Maybe that’s what a resolution can be.
The strays are sunbathing in the yard: How much I love that we get to make what we want of that.
They could be sunbathing in their dreams, too.
They could be a long way from home.
Are they mirrors? If I ask them and they tell me.
What if the assumption is about ourselves?
The seasons turn, the dreams change, signifying something.
They look so peaceful on the turf, their tails curling into questions.
What have you been denying yourself so well, & for so long?
One more thing to think on as the year comes to a close. I hope you enjoy these poems as much as I have. Happy December, and happy new year.
I was
starting to think that maybe
hallucinations were an afterlife
come too soon.
from "Gown"
by Thomas Renjilian in Missouri Review
When I first read this poem, I was so drawn into its vivid details and imagination I failed to notice a raccoon was climbing up an oak tree not fifteen feet away. There are so many incandescent moments in here — my favorite among them, “I heard only / foam clumps drooling / from the Purell dispenser, / its faulty sensor tripped as if / by memory.” Some poems I lose for years before remembering. Others, like this one, I know from first reading I’ll keep with me.
blood pumps and
blood freezes. blood braids
into a rope my ghost tugs
from "Ghost Story"
by Arumandhira Howard in Wax Nine
I love how this poem’s questions don’t slow me down, but propel me forward. “will there ever be a world / real enough to move through?” Howard writes, as we hurtle towards the end of the poem. The questions the piece poses act almost as assertions, and inso doing the assertions of the piece feel all the more absolute. In a lesser writer’s hands this sureness might tip into an off-putting rigidity: Howard’s luminary lines avoid this pitfall, standing as well on their own as they do as parts of a whole — “the first time i died / i slipped into my mother’s / gooseskin.” It’s a hard poem not to love.
Ice-frozen milk—live pearl.
I’m off for a walk.
Somewhere a child is born,
talkative, naive.
from "Hudson"
by Andrey Gritsman in Press Pause Press
Phantasmagoric might not be the word; Gritsman’s poem possesses a kind of clarity to its sequencing that feels almost like improvisation, or music. I’m reminded of my early forays into reading poetry, the work of the beats, but this piece feels more finely crafted and honed than much of the work I’ve read that came out of that period. It’s kinetic, and dreamlike, but it carries a logic to its world, and images aren’t abandoned the very moment they appear — “I have one last miraculous / word to say. / Stop by the post office, / flag fluttering / in the Canadian wind.” And off we go.

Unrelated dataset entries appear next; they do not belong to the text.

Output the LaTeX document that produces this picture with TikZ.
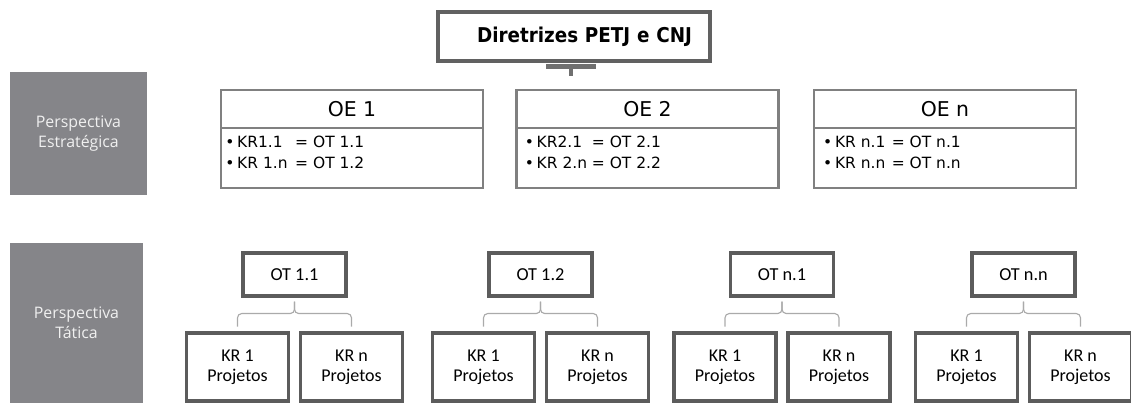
\documentclass[tikz,border=0pt]{standalone}
\usepackage{fontspec}
\newfontfamily\verdfont{DejaVu Sans}
\newfontfamily\headfont[FakeStretch=0.9]{DejaVu Sans}
\newfontfamily\calfont{Carlito}
\newfontfamily\opfont{Open Sans}
\usetikzlibrary{calc}

\definecolor{panelgray}{RGB}{133,133,137}
\definecolor{boxgray}{RGB}{92,92,92}
\definecolor{oegray}{RGB}{128,128,128}
\definecolor{bracegray}{RGB}{170,170,170}
\definecolor{bargray}{RGB}{112,112,112}

% bullet, key result, = objective
\newcommand{\krline}[3]{\textbullet\hspace{2pt}\makebox[#1][l]{#2}= #3}

\begin{document}
\begin{tikzpicture}[
     dirbox/.style={rectangle,draw=black!62,line width=2.2pt,minimum height=1.225cm,
       inner xsep=0.45cm,text width=5.9cm,align=right,
       font=\headfont\bfseries\fontsize{14.5}{17}\selectfont},
     bar/.style={draw=bargray,line width=3.4pt},
     panel/.style={rectangle,fill=panelgray,text=white!94!black,align=center,
       font=\opfont\fontsize{11.3}{14.2}\selectfont},
     oehead/.style={rectangle,draw=oegray,line width=1.9pt,outer sep=0pt,
       minimum width=6.55cm,minimum height=0.95cm,
       font=\verdfont\fontsize{14.5}{17}\selectfont},
     oebody/.style={oehead,minimum height=1.5cm,anchor=north},
     oetext/.style={anchor=north west,inner sep=0pt,align=left,
       font=\verdfont\fontsize{11}{14.9}\selectfont},
     ot/.style={rectangle,draw=boxgray,line width=2.2pt,minimum width=2.575cm,
       minimum height=1.075cm,font=\calfont\fontsize{13}{15}\selectfont},
     kr/.style={ot,minimum width=2.55cm,minimum height=1.7cm,align=center,
       font=\calfont\fontsize{12.8}{14.5}\selectfont},
     level 1/.style={sibling distance=2.85cm,level distance=2.3125cm},
     edge from parent/.style={draw=bracegray,line width=0.8pt,rounded corners=3pt},
     edge from parent path={([yshift=-0.1cm]\tikzparentnode.south) -- ++(0,-0.3)
       -| ([yshift=0.12cm]\tikzchildnode.north)}
   ]
   \path[use as bounding box] (0,0) rectangle (28.275,-10.075);
   % Guidelines.
   \node[dirbox] (dir) at (14.35,-0.9125) {Diretrizes PETJ e CNJ};
   \coordinate (hub) at ($(dir.south)+(-0.075,-0.1)$);
   \draw[bar] ($(hub)+(-0.625,0)$) -- ($(hub)+(0.625,0)$);
   \draw[bar,line width=2.2pt] (hub) -- ++(0,-0.225);
   % Perspectives.
   \node[panel,minimum width=3.425cm,minimum height=3.075cm] (strat)
     at (1.9625,-3.3375) {Perspectiva\\Estratégica};
   \node[panel,minimum width=3.325cm,minimum height=4cm] (tat)
     at (1.9125,-8.075) {Perspectiva\\Tática};
   % Strategic objectives.
   \node[oehead] (oe1) at (8.8,-2.725) {OE 1};
   \node[oebody] (oe1body) at (oe1.south) {};
   \node[oetext] (oe1text) at ($(oe1body.north west)+(0.1,-0.19)$)
     {\krline{1.45cm}{KR1.1}{OT 1.1}\\\krline{1.45cm}{KR 1.n}{OT 1.2}};
   \node[oehead] (oe2) at (16.1875,-2.725) {OE 2};
   \node[oebody] (oe2body) at (oe2.south) {};
   \node[oetext] (oe2text) at ($(oe2body.north west)+(0.2,-0.19)$)
     {\krline{1.38cm}{KR2.1}{OT 2.1}\\\krline{1.38cm}{KR 2.n}{OT 2.2}};
   \node[oehead] (oen) at (23.625,-2.725) {OE n};
   \node[oebody] (oenbody) at (oen.south) {};
   \node[oetext] (oentext) at ($(oenbody.north west)+(0.22,-0.19)$)
     {\krline{1.42cm}{KR n.1}{OT n.1}\\\krline{1.42cm}{KR n.n}{OT n.n}};
   % Tactical objectives and their key results.
   \node[ot] (ot11) at (7.3625,-6.8625) {OT 1.1}
     child {node[kr] (ot11kr1) {KR 1\\Projetos}}
     child {node[kr] (ot11krn) {KR n\\Projetos}};
   \node[ot] (ot12) at (13.5125,-6.8625) {OT 1.2}
     child {node[kr] (ot12kr1) {KR 1\\Projetos}}
     child {node[kr] (ot12krn) {KR n\\Projetos}};
   \node[ot] (otn1) at (19.55,-6.8625) {OT n.1}
     child {node[kr] (otn1kr1) {KR 1\\Projetos}}
     child {node[kr] (otn1krn) {KR n\\Projetos}};
   \node[ot] (otnn) at (25.5875,-6.8625) {OT n.n}
     child {node[kr] (otnnkr1) {KR 1\\Projetos}}
     child {node[kr] (otnnkrn) {KR n\\Projetos}};
 \end{tikzpicture}
\end{document}
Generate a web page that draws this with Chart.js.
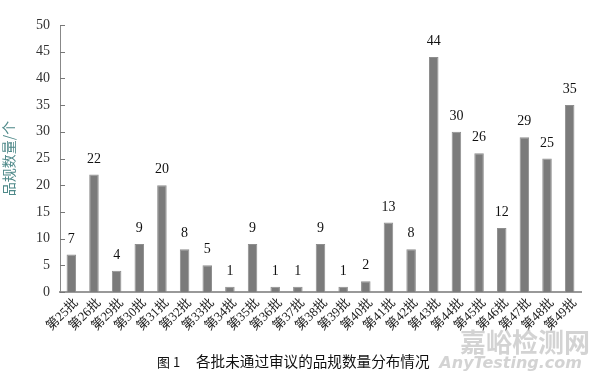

Blue jays, out of season, flushing from a tree.
from "Things that mean love, but might otherwise go unnoticed"
by Megan Merchant in West Trade Review
Merchant recites a quote from Elaine de Kooning at the beginning of the audio recording accompanying this piece — “A painting to me is primarily a verb, not a noun; an event first, and only secondarily an image.” This poem and Gritsman’s seem to be in conversation, though the subject matter of this poem is expansive enough that perhaps it could fit comfortably next to a great deal of other writings. The piece, after all, is more verb than noun; it makes its place.